Write out each line word for word. Drop pictures.

- [Data to use]:
+ + + + +

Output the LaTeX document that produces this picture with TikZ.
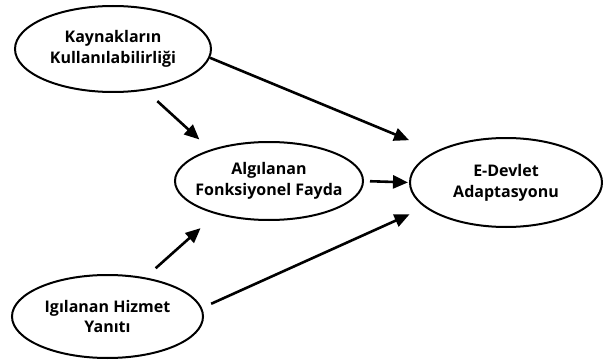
\documentclass[tikz,border=0pt]{standalone}
\usepackage{fontspec}
\setmainfont{Open Sans}[BoldFont=* Bold]
\usetikzlibrary{shapes.geometric,arrows.meta}
\begin{document}
\begin{tikzpicture}[x=1pt,y=-1pt,
  construct/.style={ellipse,draw,line width=2pt,inner xsep=-60pt,inner ysep=-20pt,outer sep=0pt,
    align=center,font=\fontsize{16}{20.7}\selectfont\bfseries},
  link/.style={line width=2.6pt,-{Triangle[length=15pt,width=13pt]}}]
\useasboundingbox (0,0) rectangle (603,361);
\node[construct,minimum width=196pt,minimum height=86pt] (A) at (113,49) {Kaynakların\\Kullanılabilirliği};
\node[construct,minimum width=188pt,minimum height=78pt] (B) at (269,181) {Algılanan\\Fonksiyonel Fayda};
\node[construct,minimum width=192pt,minimum height=89pt] (D) at (506,182.5) {E-Devlet\\Adaptasyonu};
\node[construct,minimum width=191pt,minimum height=83pt] (C) at (107.5,316.5) {Igılanan Hizmet\\Yanıtı};
\draw[link,shorten <=1pt,shorten >=30pt] (A.-5.8) -- (D.156.1);
\draw[link,shorten <=17pt,shorten >=16pt] (A.-52.1) -- (B.152.2);
\draw[link,shorten <=7pt,shorten >=2pt] (B.east) -- (D.west);
\draw[link,shorten <=15pt,shorten >=22pt] (C.46.8) -- (B.212.7);
\draw[link,shorten <=11pt,shorten >=18pt] (C.5.4) -- (D.197.2);
\end{tikzpicture}
\end{document}
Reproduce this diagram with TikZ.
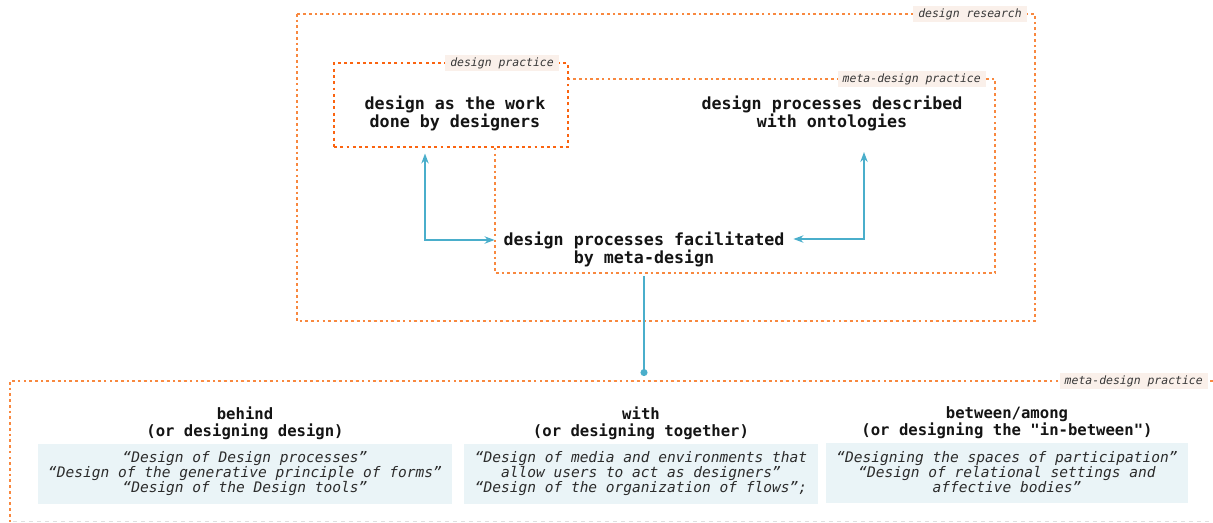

+ + + + +

- [Solved problem]:
Output the LaTeX document that produces this picture with TikZ.
\documentclass[tikz,border=0pt]{standalone}
\usepackage{fontspec}
\setmainfont{Open Sans}[BoldFont=* Bold]
\usetikzlibrary{shapes.geometric,arrows.meta}
\begin{document}
\begin{tikzpicture}[x=1pt,y=-1pt,
  construct/.style={ellipse,draw,line width=2pt,inner xsep=-60pt,inner ysep=-20pt,outer sep=0pt,
    align=center,font=\fontsize{16}{20.7}\selectfont\bfseries},
  link/.style={line width=2.6pt,-{Triangle[length=15pt,width=13pt]}}]
\useasboundingbox (0,0) rectangle (603,361);
\node[construct,minimum width=196pt,minimum height=86pt] (A) at (113,49) {Kaynakların\\Kullanılabilirliği};
\node[construct,minimum width=188pt,minimum height=78pt] (B) at (269,181) {Algılanan\\Fonksiyonel Fayda};
\node[construct,minimum width=192pt,minimum height=89pt] (D) at (506,182.5) {E-Devlet\\Adaptasyonu};
\node[construct,minimum width=191pt,minimum height=83pt] (C) at (107.5,316.5) {Igılanan Hizmet\\Yanıtı};
\draw[link,shorten <=1pt,shorten >=30pt] (A.-5.8) -- (D.156.1);
\draw[link,shorten <=17pt,shorten >=16pt] (A.-52.1) -- (B.152.2);
\draw[link,shorten <=7pt,shorten >=2pt] (B.east) -- (D.west);
\draw[link,shorten <=15pt,shorten >=22pt] (C.46.8) -- (B.212.7);
\draw[link,shorten <=11pt,shorten >=18pt] (C.5.4) -- (D.197.2);
\end{tikzpicture}
\end{document}
Reproduce this diagram with TikZ.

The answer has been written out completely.